Second, for so many years, we didn’t have a lot of free money. The budget was tight. Now, with the kids taking on more of their bills, and we are coming to the end of our years of college savings, we have a little more fun money that we’d like to be able to enjoy. Also, it is way cheaper to eat out, go to the movies or theater, get admission to a museum, etc for two people than it is for a family of six. Also, parenting is hard, and making it this far should be celebrated often and for the rest of our lives.
Finally, we aren’t getting any younger. There is a lot of world to see, things to try, and food to eat. I want to live my life while I’m young enough to enjoy it. My joints ache and my body tires out more quickly. What will it be like in a decade or two? I want to use my time wisely.
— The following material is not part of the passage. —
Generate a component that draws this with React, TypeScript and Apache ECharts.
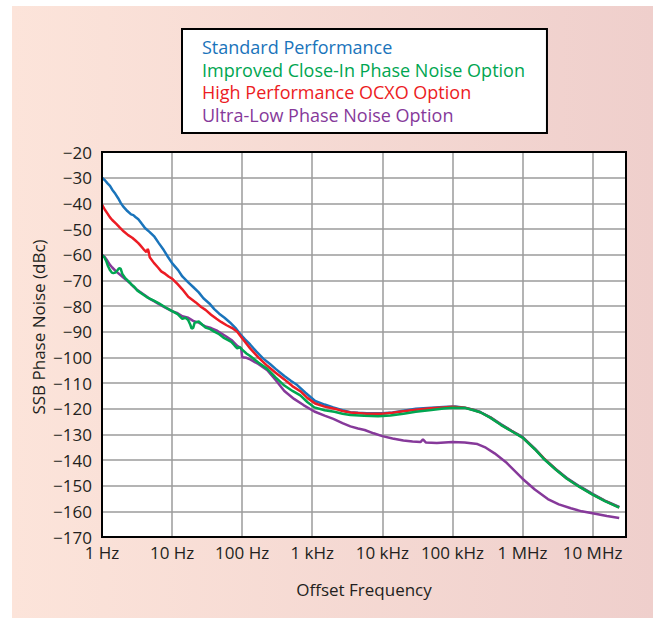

So how do we do make our dating intentional? We use an app, and we have created the expectation that unless we have other plans, we will do something together every weekend.
My husband and I have a shared note app where we enter ideas. The categories include places to eat, places to hike/bike, short activities, day trips, weekend getaways, and vacations. Whenever we hear about a new restaurant or see an advertisement for a cool festival, read about an amazing vacation spot, we add it to the app.
Restaurants:
My husband is more of an eat at the same restaurant all the time time kind of person and I’m more of a “Why eat at the same place twice when there are so many places we haven’t tried” kind of girl. We compromise. So we eat at all the different places. Just kidding. We eat out more often these days, so we do have some regulars. For instance, probably at least once a month we walk to a local bagel place for breakfast. (Breakfast out is cheaper than lunch or dinner, so it works well.) Our kids are usually still sleeping, so there isn’t any guilt about leaving them out of our plans. It’s exercise and we support a local small business. Also, we found a small restaurant that we enjoyed nearby. We went back with friends. It’s one of three owned by the same people, so we tried a different one when we were in that area. It works as a great compromise. And the rest of the time we try new places, because a happy wife. When we decide to eat out, we don’t just fall back on the same old thing, because we have a restaurant to-try list.
Outings:
Outings can still be expensive even for two people, so we do a few more pricey things from time to time, but we aim for cheaper activities. When I hurt my wrist, we made plans to try a new breakfast place but we coordinated it with errands (my husband was taking papers to the local shred day and we needed groceries, but I was hesitant to lift them myself). Errands can be dates. Back in our poor, college days one of our best dates was walking around Home Depot dreaming about how we’d decorate the house we’d one day own. (Note: My husband is less interested in errand dates, but adding a meal in can make him more amenable.)
Day trips:
We also trade out who is going to enjoy something more. Over spring break (for me), we went to Baltimore for the day. I wanted to see a traveling art exhibit that I didn’t suspect my husband would love. I looked around and we decided to tour Fort McHenry (before our National Park Pass expired), visit the art exhibit(Outstanding!), went for a walk to get lunch, wandered around a park, got coffee, and then went to a distillery for whisky tasting. (I hate whiskey, but compromise.)
Travel:
I am the dreamer. I want to travel all over and see everything. My husband reminds me that we don’t have millions of dollars. I dream and plan, he cuts things back to reality, I push the limit and go over the allotted budget, and BAM! vacations and weekend getaways that are amazing.
Benefits of the app:
The shared note helps us to see what the other person is interested in doing, reminds our old brains of things we wanted to do but forgot about and also acts as a record of things we’ve done worth trying again or just remember the good times. For example, we went to K’far in Philly and got the lemon cheesecake babka muffin. It was the best thing I have ever eaten. I marked it to go again. They don’t have them on the menu anymore and my will to live just waned a little. Will I check obsessively in hopes they will return to the menu? Yes. When they do will I concoct a reason to go into the city for them? Yes again.
In summary:
Shared note app for planning purpose to help with intentionality.
Dating when your kids are grown: You’ve earned it, and now you can afford it.